O cronista dos trópicos

Início de ano, temperaturas extremas planeta afora, calor de esturricar a alegria no Rio de Janeiro. O desejo é parar o tempo, esquecer que a cada canícula vêm temporais e desastres nestes tristes trópicos. Nesta estação abafada, o alívio refrescante chega na biografia de um criador de histórias cariocas, Gilberto Braga, o Balzac da Globo (Intrínseca, R$ 122), pesquisa iniciada pelo saudoso Artur Xexéo e concluída por Maurício Stycer.

Autor de telenovelas e minisséries acompanhadas com fervor por espectadores de todo o país, Gilberto Braga não era nascido, mas foi criado na Zona Sul do Rio de Janeiro, o rincão mais cobiçado de uma cidade.  A antiga capital da Colônia, Reino, Império e República manteve o status de epicentro cultural do Brasil, ao menos para os que nela vivem. Essa arrogância carioca, característica de sua população, era captada com fina ironia por Braga, que teve diversas ocupações antes de se firmar como escritor. Fez crítica teatral, foi repórter e professor de francês antes de dar vida a personagens exuberantes que povoam o imaginário brasileiro, inspirados em situações reais. Definia-se como apolítico, mas com Vale tudo, levou a crise econômica e corrupção para a teledramaturgia. As recordações da juventude na ditadura estão alinhadas em Anos Rebeldes, transmitida pela TV Globo durante o processo que culminou com um impeachment presidencial.

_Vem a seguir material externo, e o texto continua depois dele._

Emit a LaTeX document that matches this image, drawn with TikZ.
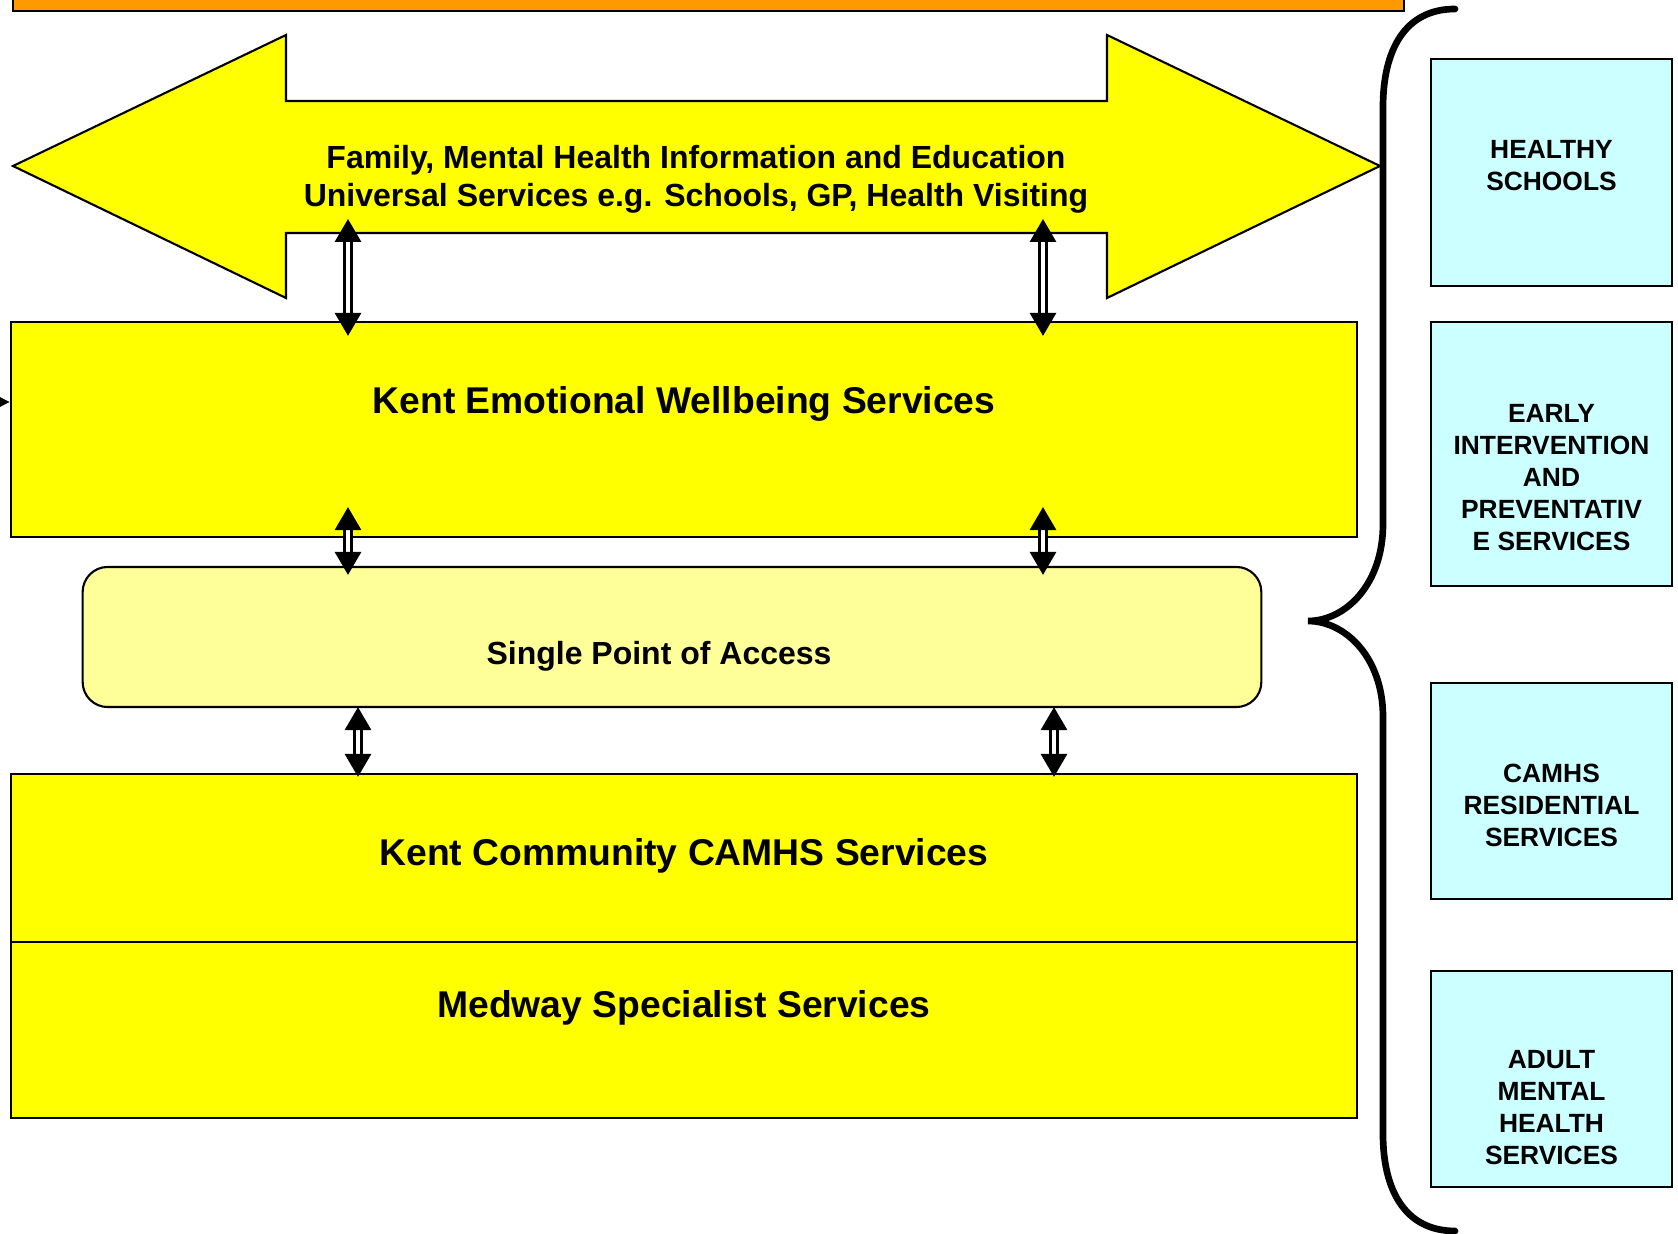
\documentclass[tikz,border=0pt]{standalone}
\usepackage{fontspec}
\setmainfont{Liberation Sans}
\usepackage{tikz}
\usetikzlibrary{
  arrows.meta,
  positioning,
  calc
}
\definecolor{bandorange}{RGB}{255,153,0}
\definecolor{tieryellow}{RGB}{255,255,0}
\definecolor{accesscream}{RGB}{255,255,153}
\definecolor{sidecyan}{RGB}{204,255,255}

\begin{document}
\begin{tikzpicture}[
  x=0.01cm, y=-0.01cm,
  tier box/.style={draw, line width=0.6pt, fill=tieryellow, minimum width=13.46cm, inner sep=0pt},
  tier label/.style={font=\bfseries\fontsize{10.6}{12}\selectfont},
  side box/.style={draw, line width=0.6pt, fill=sidecyan, minimum width=2.41cm, inner sep=0pt},
  side label/.style={font=\bfseries\fontsize{7.5}{9.1}\selectfont, align=center},
  link/.style={double, double distance=1.2pt, line width=0.9pt,
    {Triangle[length=0.23cm, width=0.26cm]}-{Triangle[length=0.23cm, width=0.26cm]}},
]

\clip (0,0) rectangle (1678,1234);

% Orange band along the top edge
\draw[fill=bandorange, line width=0.6pt] (13,-20) rectangle (1404,11);

% Two-headed banner arrow
\draw[fill=tieryellow, line width=0.6pt]
  (13,166) -- (286,35) -- (286,101) -- (1107,101) -- (1107,35) -- (1380,166)
  -- (1107,298) -- (1107,233) -- (286,233) -- (286,298) -- cycle;
\coordinate (shaft) at (696,233);
\node[align=center, font=\bfseries\fontsize{9.1}{10.8}\selectfont] (banner) at (696,179)
  {Family, Mental Health Information and Education\\
   Universal Services e.g. Schools, GP, Health Visiting};

% Service tiers
\node[tier box, minimum height=2.15cm] (kews) at (684,429.5) {};
\node[tier label] (kews text) at (684,404) {Kent Emotional Wellbeing Services};

\node[draw, line width=0.6pt, fill=accesscream, rounded corners=0.25cm,
  minimum width=11.78cm, minimum height=1.4cm] (spa) at (672,637) {};
\node[font=\bfseries\fontsize{9.1}{11}\selectfont] (spa text) at (659,656)
  {Single Point of Access};

\node[tier box, minimum height=1.68cm] (kcc) at (684,858) {};
\node[tier label] (kcc text) at (684,856) {Kent Community CAMHS Services};

\node[tier box, minimum height=1.76cm] (med) at (684,1030) {};
\node[tier label] (med text) at (684,1008) {Medway Specialist Services};

% Feed arrow on the left edge
\coordinate (feed) at (-10,402);
\draw[-{Triangle[length=0.12cm, width=0.12cm]}] (feed) -- (feed -| kews.west);

% Links between tiers
\coordinate (colA) at (348,0);
\coordinate (colB) at (1043,0);
\coordinate (colC) at (358,0);
\coordinate (colD) at (1054,0);

\draw[link, shorten <=-0.14cm, shorten >=-0.15cm] (colA |- shaft) -- (colA |- kews.north);
\draw[link, shorten <=-0.14cm, shorten >=-0.15cm] (colB |- shaft) -- (colB |- kews.north);
\draw[link, shorten <=-0.31cm, shorten >=-0.09cm] (colA |- kews.south) -- (colA |- spa.north);
\draw[link, shorten <=-0.31cm, shorten >=-0.09cm] (colB |- kews.south) -- (colB |- spa.north);
\draw[link, shorten <=-0.01cm, shorten >=-0.04cm] (colC |- spa.south) -- (colC |- kcc.north);
\draw[link, shorten <=-0.01cm, shorten >=-0.04cm] (colD |- spa.south) -- (colD |- kcc.north);

% Brace grouping the side services
\draw[line width=1.9pt, line cap=round]
  (1455,9) .. controls (1405,9) and (1383,50) .. (1383,107)
  -- (1383,524)
  .. controls (1383,585) and (1345,621) .. (1308,621)
  .. controls (1345,621) and (1383,657) .. (1383,717)
  -- (1383,1134)
  .. controls (1383,1190) and (1405,1231) .. (1455,1231);

% Side services
\node[side box, minimum height=2.27cm] (hs) at (1551.5,172.5) {};
\node[side label] (hs text) at (1551.5,166) {HEALTHY\\SCHOOLS};

\node[side box, minimum height=2.64cm] (eip) at (1551.5,454) {};
\node[side label] (eip text) at (1551.5,478)
  {EARLY\\INTERVENTION\\AND\\PREVENTATIV\\E SERVICES};

\node[side box, minimum height=2.16cm] (res) at (1551.5,791) {};
\node[side label] (res text) at (1551.5,805) {CAMHS\\RESIDENTIAL\\SERVICES};

\node[side box, minimum height=2.16cm] (amh) at (1551.5,1079) {};
\node[side label] (amh text) at (1551.5,1108) {ADULT\\MENTAL\\HEALTH\\SERVICES};

\end{tikzpicture}
\end{document}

O subtítulo do livro se refere à crônica do cotidiano de ricos e da classe média que Gilberto Braga retratou em seus trabalhos televisivos. Apresentou-se uma vez a um francês como escritor de folhetins, desmerecendo seu próprio crédito como autor. O domínio do folhetim era comprovado pelo sucesso de público experimentado a cada nova peça, com raríssimas exceções, entre elas a última novela, Babilônia, de baixa audiência. Sua história de família era marcada por tragédias: o avô, em surto psicótico, matou a avó e cumpriu pena perpétua no Manicômio Judicial; a mãe, depressiva, suicidou-se. Parte desses dramas foram levados para o trabalho autoral, notabilizado pela fidelidade em retratar figuras da alta sociedade, que conheceu quando dava aulas particulares de francês em endereços aristocráticos da orla carioca. Mulheres fúteis, cortesãs, empresariado vilanesco e anti-heróis sem um pingo de caráter se sobressaíam em tramas ousadas que privilegiavam a vitória do bem contra o mal, mas permitiam a famosa fuga de um pilantra interpretado por Reginaldo Faria, dando uma ‘banana’ para a costa brasileira na janela do avião que o leva para fora do país. Era uma das cenas finais de Vale tudo, um marco na TV brasileira ao mostrar que a adaptação moral de personagens nem sempre de caráter firme. A novela trouxe ainda Beatriz Segall na pele da arquivilã Odette Roitman, dona de uma empresa de aviação, sem qualquer empatia pelos pobres e sempre pronta a menosprezar os hábitos ‘tupiniquins’. A seu lado brilhava Glória Pires, uma jovem que vende a casa da mãe para financiar sua ascensão social, casando-se por interesse com um herdeiro bobalhão, mantendo um caso extraconjugal com um garoto de programas.

O jornalista Artur Xexéo gravou diversas entrevistas com Gilberto Braga, em 2019. Colhia depoimentos de outras pessoas para compor o livro, quando, em 2021, morreu repentinamente de parada cardiorrespiratória. Gilberto Braga pediu a Maurício Stycer que continuasse o trabalho de Xexéo.  Exatamente quatro meses depois da morte de Artur Xexéo, Gilberto falecia de infecção generalizada e abrupta, aos 76 anos. Percorrendo os caminhos indicados por Xexéo em suas anotações, Stycer homenageia o veterano colega na apresentação do livro, do qual faz questão de se considerar coautor. Apenas um capítulo já estava concluído por Xexéo, o que narra a disputa de Gilberto Braga pelo posto de principal crítico de teatro do jornal O Globo, Martim Gonçalves, nos anos 1970. Um duelo travado lentamente e vencido, anos mais tarde, por Gilberto, que usou da mesma tenacidade e elegância de suas personagens. Do livro ainda se sobressai o Rio de Janeiro, cenário onde Braga emoldurou tantas histórias, sem esconder o crescimento da violência e a cristalização da desigualdade social, com o afastamento cada vez maior entre ricos e ‘os outros’.